Almost and Always is the fifth full-length album by singer-songwriter David Mead. "The elegant, torchy tunes were originally intended for a Bette Midler-style female vocalist, until Mead decided to cut them himself", wrote Steve Leftridge of PopMatters in November 2009, adding that Almost and Always "may be 2009's loveliest collection of pop songs". "Last Train Home" was NPR's Song of the Day on January 9, 2009, several months after Almost and Always was first released on CD in Japan and online at NoiseTrade.

Many of the album's songs saw their live debut at the Basement in Nashville, Tennessee, on July 30, 2008. "From My Window Sill", written by Daniel Tashian, was later recorded by his band, the Silver Seas, for their 2010 album Château Revenge!

Track listing
All tracks written by David Mead and Bill DeMain, except where noted.

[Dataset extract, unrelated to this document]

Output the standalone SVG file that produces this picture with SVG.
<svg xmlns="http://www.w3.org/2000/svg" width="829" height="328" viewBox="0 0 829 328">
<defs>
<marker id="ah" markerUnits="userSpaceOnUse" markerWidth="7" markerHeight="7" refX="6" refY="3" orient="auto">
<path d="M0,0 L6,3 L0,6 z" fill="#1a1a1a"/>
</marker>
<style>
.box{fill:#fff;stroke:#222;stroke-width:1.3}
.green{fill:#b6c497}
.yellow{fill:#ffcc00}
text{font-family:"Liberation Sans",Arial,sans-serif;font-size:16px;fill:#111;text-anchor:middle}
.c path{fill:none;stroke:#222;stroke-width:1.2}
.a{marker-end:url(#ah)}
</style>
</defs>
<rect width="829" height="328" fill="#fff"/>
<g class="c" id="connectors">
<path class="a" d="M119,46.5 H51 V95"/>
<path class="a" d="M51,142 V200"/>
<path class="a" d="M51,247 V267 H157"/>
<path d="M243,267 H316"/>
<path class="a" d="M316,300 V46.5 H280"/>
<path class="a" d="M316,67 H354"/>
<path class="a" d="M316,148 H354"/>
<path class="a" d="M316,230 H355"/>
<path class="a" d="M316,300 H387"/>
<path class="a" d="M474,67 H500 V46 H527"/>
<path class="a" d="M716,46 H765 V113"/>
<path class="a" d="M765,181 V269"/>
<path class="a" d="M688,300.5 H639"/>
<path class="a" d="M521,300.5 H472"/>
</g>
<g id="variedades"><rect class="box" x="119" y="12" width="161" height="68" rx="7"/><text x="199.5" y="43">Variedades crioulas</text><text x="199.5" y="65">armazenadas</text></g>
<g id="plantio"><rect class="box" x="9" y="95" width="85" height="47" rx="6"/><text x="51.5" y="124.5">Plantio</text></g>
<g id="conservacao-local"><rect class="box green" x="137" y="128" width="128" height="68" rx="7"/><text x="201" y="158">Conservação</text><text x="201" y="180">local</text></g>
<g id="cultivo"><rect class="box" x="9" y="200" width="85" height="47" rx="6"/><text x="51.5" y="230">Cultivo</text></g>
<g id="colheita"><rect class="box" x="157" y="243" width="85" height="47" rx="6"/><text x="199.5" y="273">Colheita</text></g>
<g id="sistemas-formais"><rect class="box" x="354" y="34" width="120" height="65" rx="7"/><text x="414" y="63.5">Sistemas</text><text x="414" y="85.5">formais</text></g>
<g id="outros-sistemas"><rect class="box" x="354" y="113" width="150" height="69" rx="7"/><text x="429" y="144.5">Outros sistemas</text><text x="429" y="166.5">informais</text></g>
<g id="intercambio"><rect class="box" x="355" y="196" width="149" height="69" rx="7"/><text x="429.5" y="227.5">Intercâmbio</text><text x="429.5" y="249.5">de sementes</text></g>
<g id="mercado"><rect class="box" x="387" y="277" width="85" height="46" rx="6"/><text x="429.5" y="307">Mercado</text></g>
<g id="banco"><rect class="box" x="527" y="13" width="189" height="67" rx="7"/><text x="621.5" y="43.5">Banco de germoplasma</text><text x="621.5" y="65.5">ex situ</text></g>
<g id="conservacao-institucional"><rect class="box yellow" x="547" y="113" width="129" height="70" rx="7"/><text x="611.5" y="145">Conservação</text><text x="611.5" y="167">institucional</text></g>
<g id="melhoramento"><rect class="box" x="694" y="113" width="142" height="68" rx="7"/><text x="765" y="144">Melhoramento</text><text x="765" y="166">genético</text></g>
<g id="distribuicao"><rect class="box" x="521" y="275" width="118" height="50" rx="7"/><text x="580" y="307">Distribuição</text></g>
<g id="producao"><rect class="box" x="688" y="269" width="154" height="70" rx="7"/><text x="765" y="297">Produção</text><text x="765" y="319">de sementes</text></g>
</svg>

 "Rainy Weather Friend" – 3:41
 "Little Boats" – 2:49
 "Blackberry Winters" (Mead) – 3:40
 "Mojave Phone Booth" – 3:42
 "Twenty Girls Ago" – 4:27
 "From My Window Sill" (Daniel Tashian) – 2:46
 "Sicily" – 3:05
 "Gramercy Vaudeville" (Mead) – 3:09
 "Last Train Home" – 3:53
 "Almost and Always" – 2:47
 "Love Don't Leave Me Now" – 1:50 
 "Sleeping In Saturday" – 3:59
 "Home" (Mead) – 3:41

Personnel 
 Chris Carmichael – cello, violas, violins
Bill DeMain – guitars
Jim Hoke – clarinets, flutes
Brad Jones – harmonium, mandolin, upright bass, vibraphone, whistling
David Mead – guitar, percussion, ukulele, vocals
Tyson Rogers – keyboards, piano, vibraphone

Production
Recorded and mixed by Brad Jones (Renauldo Grant, assistant) and mastered by Jim DeMain. Photography by Heidi Ross and design by Hotel Romeo.